[Collection entries]

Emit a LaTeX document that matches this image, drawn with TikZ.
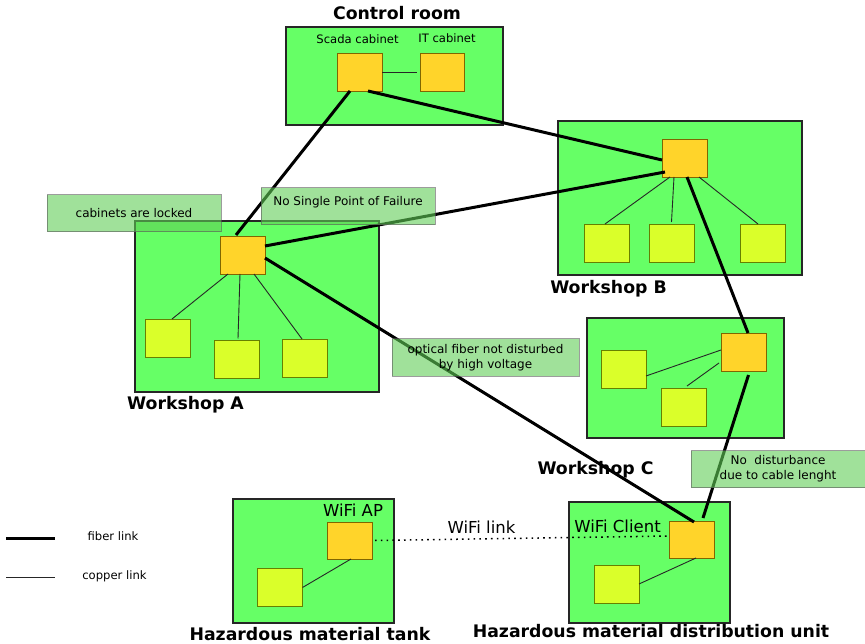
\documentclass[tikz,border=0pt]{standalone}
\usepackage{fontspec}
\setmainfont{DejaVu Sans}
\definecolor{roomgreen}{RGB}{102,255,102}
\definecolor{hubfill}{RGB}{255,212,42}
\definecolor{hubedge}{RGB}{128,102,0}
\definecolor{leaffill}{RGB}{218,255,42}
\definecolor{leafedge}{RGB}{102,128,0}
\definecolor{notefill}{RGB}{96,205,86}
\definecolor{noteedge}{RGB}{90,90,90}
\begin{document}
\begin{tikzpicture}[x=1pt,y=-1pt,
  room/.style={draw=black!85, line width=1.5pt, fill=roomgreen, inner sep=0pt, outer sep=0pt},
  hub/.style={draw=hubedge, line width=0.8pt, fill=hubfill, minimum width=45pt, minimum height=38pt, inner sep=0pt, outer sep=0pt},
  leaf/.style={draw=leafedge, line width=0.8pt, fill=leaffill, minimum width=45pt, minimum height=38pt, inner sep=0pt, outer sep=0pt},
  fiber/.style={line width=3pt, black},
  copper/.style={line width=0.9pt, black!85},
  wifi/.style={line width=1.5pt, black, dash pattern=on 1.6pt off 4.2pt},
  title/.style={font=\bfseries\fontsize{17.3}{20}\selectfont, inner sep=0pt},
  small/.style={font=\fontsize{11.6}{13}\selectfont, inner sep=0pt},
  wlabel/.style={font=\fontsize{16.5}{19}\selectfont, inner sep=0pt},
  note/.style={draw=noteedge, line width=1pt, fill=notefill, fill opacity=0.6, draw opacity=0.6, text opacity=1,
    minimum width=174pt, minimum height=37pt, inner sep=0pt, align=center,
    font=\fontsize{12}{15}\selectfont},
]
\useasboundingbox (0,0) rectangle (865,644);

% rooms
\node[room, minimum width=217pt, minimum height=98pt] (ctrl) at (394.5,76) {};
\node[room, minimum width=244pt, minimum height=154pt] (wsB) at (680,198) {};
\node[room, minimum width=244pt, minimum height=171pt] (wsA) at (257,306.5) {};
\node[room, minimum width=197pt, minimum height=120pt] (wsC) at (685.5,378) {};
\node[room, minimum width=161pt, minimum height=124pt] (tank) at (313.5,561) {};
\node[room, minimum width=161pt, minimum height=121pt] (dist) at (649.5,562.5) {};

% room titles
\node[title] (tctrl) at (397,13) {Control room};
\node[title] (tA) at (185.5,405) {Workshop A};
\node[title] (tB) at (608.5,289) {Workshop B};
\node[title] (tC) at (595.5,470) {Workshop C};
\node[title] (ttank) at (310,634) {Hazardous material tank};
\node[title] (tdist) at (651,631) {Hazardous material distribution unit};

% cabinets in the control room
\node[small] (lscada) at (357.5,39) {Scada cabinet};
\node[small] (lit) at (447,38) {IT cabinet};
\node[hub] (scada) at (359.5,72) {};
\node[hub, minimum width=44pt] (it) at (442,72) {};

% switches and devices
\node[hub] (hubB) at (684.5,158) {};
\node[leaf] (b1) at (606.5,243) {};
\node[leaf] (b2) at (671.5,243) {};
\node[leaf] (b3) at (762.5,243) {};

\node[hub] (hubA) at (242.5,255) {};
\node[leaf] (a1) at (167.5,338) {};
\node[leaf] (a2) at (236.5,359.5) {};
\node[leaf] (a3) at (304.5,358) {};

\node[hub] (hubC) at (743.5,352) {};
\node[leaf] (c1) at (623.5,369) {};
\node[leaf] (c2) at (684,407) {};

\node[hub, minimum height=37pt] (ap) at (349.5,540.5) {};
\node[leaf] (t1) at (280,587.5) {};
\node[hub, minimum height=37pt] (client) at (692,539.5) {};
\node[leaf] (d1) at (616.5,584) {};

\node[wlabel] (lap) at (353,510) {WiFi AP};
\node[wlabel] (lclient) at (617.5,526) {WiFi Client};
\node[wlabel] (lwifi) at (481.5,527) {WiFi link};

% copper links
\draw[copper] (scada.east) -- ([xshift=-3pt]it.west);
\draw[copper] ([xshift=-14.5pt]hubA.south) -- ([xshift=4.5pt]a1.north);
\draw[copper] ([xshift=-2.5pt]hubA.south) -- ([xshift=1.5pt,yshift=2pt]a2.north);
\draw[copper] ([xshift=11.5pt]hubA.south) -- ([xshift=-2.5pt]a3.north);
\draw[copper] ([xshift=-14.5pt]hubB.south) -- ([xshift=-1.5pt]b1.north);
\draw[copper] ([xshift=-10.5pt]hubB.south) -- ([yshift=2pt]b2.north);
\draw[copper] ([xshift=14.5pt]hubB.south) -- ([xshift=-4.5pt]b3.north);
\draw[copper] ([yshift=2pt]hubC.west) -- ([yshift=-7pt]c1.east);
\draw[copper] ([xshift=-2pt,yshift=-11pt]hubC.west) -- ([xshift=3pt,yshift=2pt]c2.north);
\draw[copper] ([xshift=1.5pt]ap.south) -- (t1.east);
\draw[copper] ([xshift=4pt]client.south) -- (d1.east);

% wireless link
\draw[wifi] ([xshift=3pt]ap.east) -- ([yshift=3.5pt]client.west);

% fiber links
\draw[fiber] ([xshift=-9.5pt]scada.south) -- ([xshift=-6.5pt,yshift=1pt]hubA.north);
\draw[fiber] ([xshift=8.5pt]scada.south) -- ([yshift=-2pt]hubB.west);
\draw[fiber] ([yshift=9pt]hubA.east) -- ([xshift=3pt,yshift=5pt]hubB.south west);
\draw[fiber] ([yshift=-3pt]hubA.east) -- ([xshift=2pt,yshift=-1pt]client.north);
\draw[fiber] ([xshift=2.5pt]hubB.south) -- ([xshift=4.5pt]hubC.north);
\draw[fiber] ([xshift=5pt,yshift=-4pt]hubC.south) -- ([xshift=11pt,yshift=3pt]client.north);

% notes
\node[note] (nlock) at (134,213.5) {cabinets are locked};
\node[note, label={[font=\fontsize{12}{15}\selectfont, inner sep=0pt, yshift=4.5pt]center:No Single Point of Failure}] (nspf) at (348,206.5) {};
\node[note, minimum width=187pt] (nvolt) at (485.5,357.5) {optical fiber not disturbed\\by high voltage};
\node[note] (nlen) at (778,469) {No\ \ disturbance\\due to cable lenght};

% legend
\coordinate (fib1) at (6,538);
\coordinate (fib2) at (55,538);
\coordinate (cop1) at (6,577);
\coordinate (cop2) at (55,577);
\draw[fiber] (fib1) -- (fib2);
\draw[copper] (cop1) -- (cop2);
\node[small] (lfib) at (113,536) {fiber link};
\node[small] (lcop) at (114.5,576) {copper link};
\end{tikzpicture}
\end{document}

...

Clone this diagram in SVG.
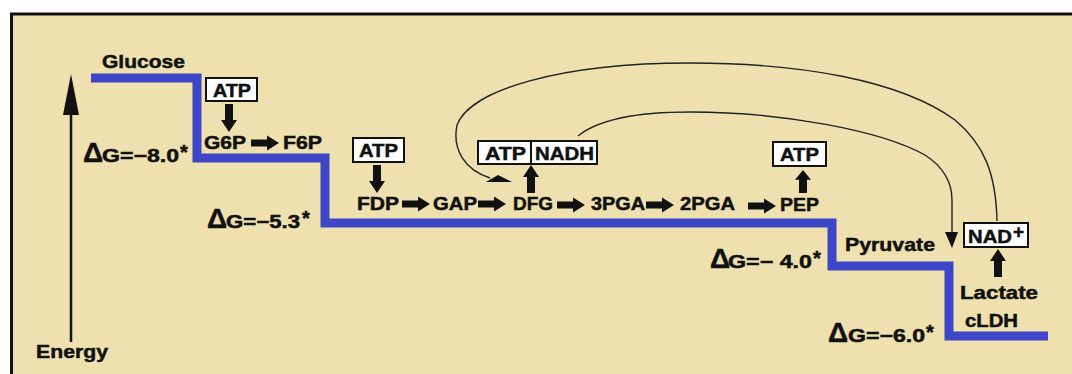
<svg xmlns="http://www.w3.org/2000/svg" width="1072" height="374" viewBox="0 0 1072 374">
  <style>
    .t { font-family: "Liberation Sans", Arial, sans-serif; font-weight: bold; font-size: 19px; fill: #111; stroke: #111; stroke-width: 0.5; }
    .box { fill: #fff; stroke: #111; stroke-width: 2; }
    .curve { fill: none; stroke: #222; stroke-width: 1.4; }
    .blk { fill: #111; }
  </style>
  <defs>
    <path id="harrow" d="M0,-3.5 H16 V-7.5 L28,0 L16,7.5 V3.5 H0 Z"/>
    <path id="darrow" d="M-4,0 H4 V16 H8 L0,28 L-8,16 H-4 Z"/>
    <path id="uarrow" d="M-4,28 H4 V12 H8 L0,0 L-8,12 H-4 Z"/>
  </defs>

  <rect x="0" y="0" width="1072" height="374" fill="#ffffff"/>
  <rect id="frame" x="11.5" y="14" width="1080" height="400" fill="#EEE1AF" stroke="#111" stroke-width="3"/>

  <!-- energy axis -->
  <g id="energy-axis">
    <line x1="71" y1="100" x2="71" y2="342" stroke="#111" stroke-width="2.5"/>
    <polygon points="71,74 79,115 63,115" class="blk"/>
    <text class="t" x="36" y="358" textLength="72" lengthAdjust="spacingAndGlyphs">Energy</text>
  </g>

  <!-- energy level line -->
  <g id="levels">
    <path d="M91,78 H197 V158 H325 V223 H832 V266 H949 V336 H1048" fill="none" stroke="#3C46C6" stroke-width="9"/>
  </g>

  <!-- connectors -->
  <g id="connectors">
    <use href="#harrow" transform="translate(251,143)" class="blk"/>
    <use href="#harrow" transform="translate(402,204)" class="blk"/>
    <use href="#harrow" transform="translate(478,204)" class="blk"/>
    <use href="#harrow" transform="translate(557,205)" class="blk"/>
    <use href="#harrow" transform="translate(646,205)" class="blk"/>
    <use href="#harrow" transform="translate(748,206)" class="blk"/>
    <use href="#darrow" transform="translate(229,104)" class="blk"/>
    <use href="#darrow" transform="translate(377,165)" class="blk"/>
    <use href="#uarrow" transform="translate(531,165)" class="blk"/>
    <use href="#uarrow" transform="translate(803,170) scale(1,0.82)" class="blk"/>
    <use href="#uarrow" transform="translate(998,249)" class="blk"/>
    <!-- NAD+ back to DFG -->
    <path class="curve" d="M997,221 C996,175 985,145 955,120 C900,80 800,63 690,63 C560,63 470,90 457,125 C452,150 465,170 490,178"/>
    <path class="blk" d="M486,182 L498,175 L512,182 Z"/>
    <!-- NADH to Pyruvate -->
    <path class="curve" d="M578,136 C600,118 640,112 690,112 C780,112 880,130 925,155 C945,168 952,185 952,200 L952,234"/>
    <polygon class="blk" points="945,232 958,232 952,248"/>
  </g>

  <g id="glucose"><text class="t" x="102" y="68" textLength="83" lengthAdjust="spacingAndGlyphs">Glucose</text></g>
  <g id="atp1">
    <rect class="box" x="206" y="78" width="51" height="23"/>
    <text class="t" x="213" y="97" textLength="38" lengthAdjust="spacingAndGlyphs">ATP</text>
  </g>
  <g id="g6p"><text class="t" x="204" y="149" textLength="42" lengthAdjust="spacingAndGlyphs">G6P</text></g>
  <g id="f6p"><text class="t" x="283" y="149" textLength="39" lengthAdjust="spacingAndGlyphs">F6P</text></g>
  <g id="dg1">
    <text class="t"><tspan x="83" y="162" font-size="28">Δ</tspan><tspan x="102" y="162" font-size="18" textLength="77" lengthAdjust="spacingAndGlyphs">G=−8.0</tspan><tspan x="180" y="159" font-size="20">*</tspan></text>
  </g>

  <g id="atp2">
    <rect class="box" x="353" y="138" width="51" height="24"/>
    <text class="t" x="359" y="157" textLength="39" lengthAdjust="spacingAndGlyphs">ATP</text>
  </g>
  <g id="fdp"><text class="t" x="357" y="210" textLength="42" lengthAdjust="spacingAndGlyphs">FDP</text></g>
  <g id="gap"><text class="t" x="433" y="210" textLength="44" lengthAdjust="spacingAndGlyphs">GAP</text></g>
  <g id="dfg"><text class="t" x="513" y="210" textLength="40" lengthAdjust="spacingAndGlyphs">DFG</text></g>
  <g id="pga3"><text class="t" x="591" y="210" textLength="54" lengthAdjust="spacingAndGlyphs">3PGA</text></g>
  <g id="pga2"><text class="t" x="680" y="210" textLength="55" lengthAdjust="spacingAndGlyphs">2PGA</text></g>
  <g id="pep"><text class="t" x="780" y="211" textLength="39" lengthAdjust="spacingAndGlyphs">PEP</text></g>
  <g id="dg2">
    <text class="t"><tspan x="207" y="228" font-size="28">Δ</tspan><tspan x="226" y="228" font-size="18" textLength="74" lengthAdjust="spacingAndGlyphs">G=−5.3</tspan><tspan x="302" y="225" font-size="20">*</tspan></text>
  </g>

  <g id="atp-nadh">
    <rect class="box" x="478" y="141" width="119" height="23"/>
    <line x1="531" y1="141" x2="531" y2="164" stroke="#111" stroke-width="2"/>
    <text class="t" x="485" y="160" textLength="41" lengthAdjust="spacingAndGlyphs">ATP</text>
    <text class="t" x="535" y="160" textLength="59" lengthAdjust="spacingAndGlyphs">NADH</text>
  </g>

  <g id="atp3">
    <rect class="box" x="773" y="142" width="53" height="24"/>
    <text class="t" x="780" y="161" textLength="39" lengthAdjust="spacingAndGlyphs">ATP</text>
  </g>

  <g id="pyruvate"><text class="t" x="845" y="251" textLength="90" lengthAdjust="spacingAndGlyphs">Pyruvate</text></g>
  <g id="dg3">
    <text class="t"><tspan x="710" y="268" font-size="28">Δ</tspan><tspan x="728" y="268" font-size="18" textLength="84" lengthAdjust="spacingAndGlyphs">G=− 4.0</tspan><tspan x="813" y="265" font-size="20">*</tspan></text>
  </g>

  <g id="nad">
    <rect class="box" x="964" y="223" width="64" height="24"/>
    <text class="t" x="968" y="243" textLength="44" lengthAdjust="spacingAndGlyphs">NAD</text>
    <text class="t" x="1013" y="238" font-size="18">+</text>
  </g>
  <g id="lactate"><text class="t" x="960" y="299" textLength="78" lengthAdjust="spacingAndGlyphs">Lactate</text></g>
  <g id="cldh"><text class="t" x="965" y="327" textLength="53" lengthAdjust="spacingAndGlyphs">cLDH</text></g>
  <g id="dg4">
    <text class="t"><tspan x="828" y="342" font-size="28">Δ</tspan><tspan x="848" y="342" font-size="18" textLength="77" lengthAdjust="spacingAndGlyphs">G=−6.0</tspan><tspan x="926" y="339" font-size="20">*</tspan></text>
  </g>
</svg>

→ Instructions to follow
Keep the pictures out, and extract only the lines that begin at the one containing "Emit a LaTeX" and end at the one containing "(0,0) rectangle (865,644);", inclusive.

→ Solution for this problem
Emit a LaTeX document that matches this image, drawn with TikZ.
\documentclass[tikz,border=0pt]{standalone}
\usepackage{fontspec}
\setmainfont{DejaVu Sans}
\definecolor{roomgreen}{RGB}{102,255,102}
\definecolor{hubfill}{RGB}{255,212,42}
\definecolor{hubedge}{RGB}{128,102,0}
\definecolor{leaffill}{RGB}{218,255,42}
\definecolor{leafedge}{RGB}{102,128,0}
\definecolor{notefill}{RGB}{96,205,86}
\definecolor{noteedge}{RGB}{90,90,90}
\begin{document}
\begin{tikzpicture}[x=1pt,y=-1pt,
  room/.style={draw=black!85, line width=1.5pt, fill=roomgreen, inner sep=0pt, outer sep=0pt},
  hub/.style={draw=hubedge, line width=0.8pt, fill=hubfill, minimum width=45pt, minimum height=38pt, inner sep=0pt, outer sep=0pt},
  leaf/.style={draw=leafedge, line width=0.8pt, fill=leaffill, minimum width=45pt, minimum height=38pt, inner sep=0pt, outer sep=0pt},
  fiber/.style={line width=3pt, black},
  copper/.style={line width=0.9pt, black!85},
  wifi/.style={line width=1.5pt, black, dash pattern=on 1.6pt off 4.2pt},
  title/.style={font=\bfseries\fontsize{17.3}{20}\selectfont, inner sep=0pt},
  small/.style={font=\fontsize{11.6}{13}\selectfont, inner sep=0pt},
  wlabel/.style={font=\fontsize{16.5}{19}\selectfont, inner sep=0pt},
  note/.style={draw=noteedge, line width=1pt, fill=notefill, fill opacity=0.6, draw opacity=0.6, text opacity=1,
    minimum width=174pt, minimum height=37pt, inner sep=0pt, align=center,
    font=\fontsize{12}{15}\selectfont},
]
\useasboundingbox (0,0) rectangle (865,644);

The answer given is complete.